## Exercise instructions
Can you transcribe every record below exactly as it appears?

(Charts and diagrams as code)
* * * * * * *
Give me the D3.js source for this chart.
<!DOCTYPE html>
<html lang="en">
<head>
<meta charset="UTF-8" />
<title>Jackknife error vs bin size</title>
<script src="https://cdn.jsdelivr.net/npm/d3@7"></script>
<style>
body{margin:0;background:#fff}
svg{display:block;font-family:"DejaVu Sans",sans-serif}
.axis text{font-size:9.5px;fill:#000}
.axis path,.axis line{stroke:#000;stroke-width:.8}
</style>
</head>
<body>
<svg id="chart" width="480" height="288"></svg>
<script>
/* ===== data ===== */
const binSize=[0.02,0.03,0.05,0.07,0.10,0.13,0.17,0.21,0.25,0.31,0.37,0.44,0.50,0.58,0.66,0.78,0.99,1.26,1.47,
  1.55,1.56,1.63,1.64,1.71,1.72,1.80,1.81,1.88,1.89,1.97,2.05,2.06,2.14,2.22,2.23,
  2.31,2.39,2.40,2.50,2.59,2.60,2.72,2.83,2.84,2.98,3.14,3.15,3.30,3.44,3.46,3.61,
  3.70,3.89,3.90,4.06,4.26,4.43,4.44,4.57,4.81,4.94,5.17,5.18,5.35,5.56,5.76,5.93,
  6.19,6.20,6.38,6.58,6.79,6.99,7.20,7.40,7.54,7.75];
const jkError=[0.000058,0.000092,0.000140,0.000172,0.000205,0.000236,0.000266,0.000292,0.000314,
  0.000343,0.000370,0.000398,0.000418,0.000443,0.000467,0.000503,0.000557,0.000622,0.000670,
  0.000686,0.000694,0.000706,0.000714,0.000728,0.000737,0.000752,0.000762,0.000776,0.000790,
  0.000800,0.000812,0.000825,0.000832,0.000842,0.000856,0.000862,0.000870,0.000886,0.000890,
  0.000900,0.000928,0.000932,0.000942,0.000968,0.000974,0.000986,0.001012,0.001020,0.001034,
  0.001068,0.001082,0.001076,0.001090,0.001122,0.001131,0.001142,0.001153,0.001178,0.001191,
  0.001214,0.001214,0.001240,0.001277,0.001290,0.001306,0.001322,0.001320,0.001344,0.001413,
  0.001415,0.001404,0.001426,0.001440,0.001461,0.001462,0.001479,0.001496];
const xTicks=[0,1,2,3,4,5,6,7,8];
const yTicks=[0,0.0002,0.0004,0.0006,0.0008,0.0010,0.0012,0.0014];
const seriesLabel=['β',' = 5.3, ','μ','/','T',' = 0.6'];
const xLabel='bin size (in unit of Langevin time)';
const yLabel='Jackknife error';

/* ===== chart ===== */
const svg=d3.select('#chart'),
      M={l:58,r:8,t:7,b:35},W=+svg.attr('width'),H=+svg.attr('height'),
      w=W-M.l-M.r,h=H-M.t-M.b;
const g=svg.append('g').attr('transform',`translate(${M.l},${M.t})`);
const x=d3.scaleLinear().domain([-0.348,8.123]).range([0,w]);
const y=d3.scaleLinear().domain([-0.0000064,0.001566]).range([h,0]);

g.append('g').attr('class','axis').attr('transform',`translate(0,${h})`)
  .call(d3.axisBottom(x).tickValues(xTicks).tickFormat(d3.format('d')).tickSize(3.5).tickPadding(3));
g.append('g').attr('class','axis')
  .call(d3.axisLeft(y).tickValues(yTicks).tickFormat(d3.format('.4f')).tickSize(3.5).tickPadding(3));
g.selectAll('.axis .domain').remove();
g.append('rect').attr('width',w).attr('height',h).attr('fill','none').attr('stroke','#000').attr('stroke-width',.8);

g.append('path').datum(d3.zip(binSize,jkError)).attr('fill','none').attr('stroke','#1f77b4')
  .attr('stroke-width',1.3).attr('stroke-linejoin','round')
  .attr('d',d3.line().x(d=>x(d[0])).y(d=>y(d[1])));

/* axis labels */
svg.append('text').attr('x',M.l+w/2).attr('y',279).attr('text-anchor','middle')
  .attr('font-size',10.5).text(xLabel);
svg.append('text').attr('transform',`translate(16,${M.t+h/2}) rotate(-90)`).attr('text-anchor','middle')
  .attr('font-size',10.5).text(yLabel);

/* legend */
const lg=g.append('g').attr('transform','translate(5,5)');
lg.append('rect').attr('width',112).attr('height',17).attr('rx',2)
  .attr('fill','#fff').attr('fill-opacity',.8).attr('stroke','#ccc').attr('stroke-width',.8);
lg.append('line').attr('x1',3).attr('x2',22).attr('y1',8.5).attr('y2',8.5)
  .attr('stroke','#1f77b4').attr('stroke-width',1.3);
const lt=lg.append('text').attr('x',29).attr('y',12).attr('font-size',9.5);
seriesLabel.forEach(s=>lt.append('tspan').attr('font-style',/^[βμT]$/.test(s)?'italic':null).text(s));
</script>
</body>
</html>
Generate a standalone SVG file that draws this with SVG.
* * * * * * *
## Full output
Give me the D3.js source for this chart.
<!DOCTYPE html>
<html lang="en">
<head>
<meta charset="UTF-8" />
<title>Jackknife error vs bin size</title>
<script src="https://cdn.jsdelivr.net/npm/d3@7"></script>
<style>
body{margin:0;background:#fff}
svg{display:block;font-family:"DejaVu Sans",sans-serif}
.axis text{font-size:9.5px;fill:#000}
.axis path,.axis line{stroke:#000;stroke-width:.8}
</style>
</head>
<body>
<svg id="chart" width="480" height="288"></svg>
<script>
/* ===== data ===== */
const binSize=[0.02,0.03,0.05,0.07,0.10,0.13,0.17,0.21,0.25,0.31,0.37,0.44,0.50,0.58,0.66,0.78,0.99,1.26,1.47,
  1.55,1.56,1.63,1.64,1.71,1.72,1.80,1.81,1.88,1.89,1.97,2.05,2.06,2.14,2.22,2.23,
  2.31,2.39,2.40,2.50,2.59,2.60,2.72,2.83,2.84,2.98,3.14,3.15,3.30,3.44,3.46,3.61,
  3.70,3.89,3.90,4.06,4.26,4.43,4.44,4.57,4.81,4.94,5.17,5.18,5.35,5.56,5.76,5.93,
  6.19,6.20,6.38,6.58,6.79,6.99,7.20,7.40,7.54,7.75];
const jkError=[0.000058,0.000092,0.000140,0.000172,0.000205,0.000236,0.000266,0.000292,0.000314,
  0.000343,0.000370,0.000398,0.000418,0.000443,0.000467,0.000503,0.000557,0.000622,0.000670,
  0.000686,0.000694,0.000706,0.000714,0.000728,0.000737,0.000752,0.000762,0.000776,0.000790,
  0.000800,0.000812,0.000825,0.000832,0.000842,0.000856,0.000862,0.000870,0.000886,0.000890,
  0.000900,0.000928,0.000932,0.000942,0.000968,0.000974,0.000986,0.001012,0.001020,0.001034,
  0.001068,0.001082,0.001076,0.001090,0.001122,0.001131,0.001142,0.001153,0.001178,0.001191,
  0.001214,0.001214,0.001240,0.001277,0.001290,0.001306,0.001322,0.001320,0.001344,0.001413,
  0.001415,0.001404,0.001426,0.001440,0.001461,0.001462,0.001479,0.001496];
const xTicks=[0,1,2,3,4,5,6,7,8];
const yTicks=[0,0.0002,0.0004,0.0006,0.0008,0.0010,0.0012,0.0014];
const seriesLabel=['β',' = 5.3, ','μ','/','T',' = 0.6'];
const xLabel='bin size (in unit of Langevin time)';
const yLabel='Jackknife error';

/* ===== chart ===== */
const svg=d3.select('#chart'),
      M={l:58,r:8,t:7,b:35},W=+svg.attr('width'),H=+svg.attr('height'),
      w=W-M.l-M.r,h=H-M.t-M.b;
const g=svg.append('g').attr('transform',`translate(${M.l},${M.t})`);
const x=d3.scaleLinear().domain([-0.348,8.123]).range([0,w]);
const y=d3.scaleLinear().domain([-0.0000064,0.001566]).range([h,0]);

g.append('g').attr('class','axis').attr('transform',`translate(0,${h})`)
  .call(d3.axisBottom(x).tickValues(xTicks).tickFormat(d3.format('d')).tickSize(3.5).tickPadding(3));
g.append('g').attr('class','axis')
  .call(d3.axisLeft(y).tickValues(yTicks).tickFormat(d3.format('.4f')).tickSize(3.5).tickPadding(3));
g.selectAll('.axis .domain').remove();
g.append('rect').attr('width',w).attr('height',h).attr('fill','none').attr('stroke','#000').attr('stroke-width',.8);

g.append('path').datum(d3.zip(binSize,jkError)).attr('fill','none').attr('stroke','#1f77b4')
  .attr('stroke-width',1.3).attr('stroke-linejoin','round')
  .attr('d',d3.line().x(d=>x(d[0])).y(d=>y(d[1])));

/* axis labels */
svg.append('text').attr('x',M.l+w/2).attr('y',279).attr('text-anchor','middle')
  .attr('font-size',10.5).text(xLabel);
svg.append('text').attr('transform',`translate(16,${M.t+h/2}) rotate(-90)`).attr('text-anchor','middle')
  .attr('font-size',10.5).text(yLabel);

/* legend */
const lg=g.append('g').attr('transform','translate(5,5)');
lg.append('rect').attr('width',112).attr('height',17).attr('rx',2)
  .attr('fill','#fff').attr('fill-opacity',.8).attr('stroke','#ccc').attr('stroke-width',.8);
lg.append('line').attr('x1',3).attr('x2',22).attr('y1',8.5).attr('y2',8.5)
  .attr('stroke','#1f77b4').attr('stroke-width',1.3);
const lt=lg.append('text').attr('x',29).attr('y',12).attr('font-size',9.5);
seriesLabel.forEach(s=>lt.append('tspan').attr('font-style',/^[βμT]$/.test(s)?'italic':null).text(s));
</script>
</body>
</html>
Generate a standalone SVG file that draws this with SVG.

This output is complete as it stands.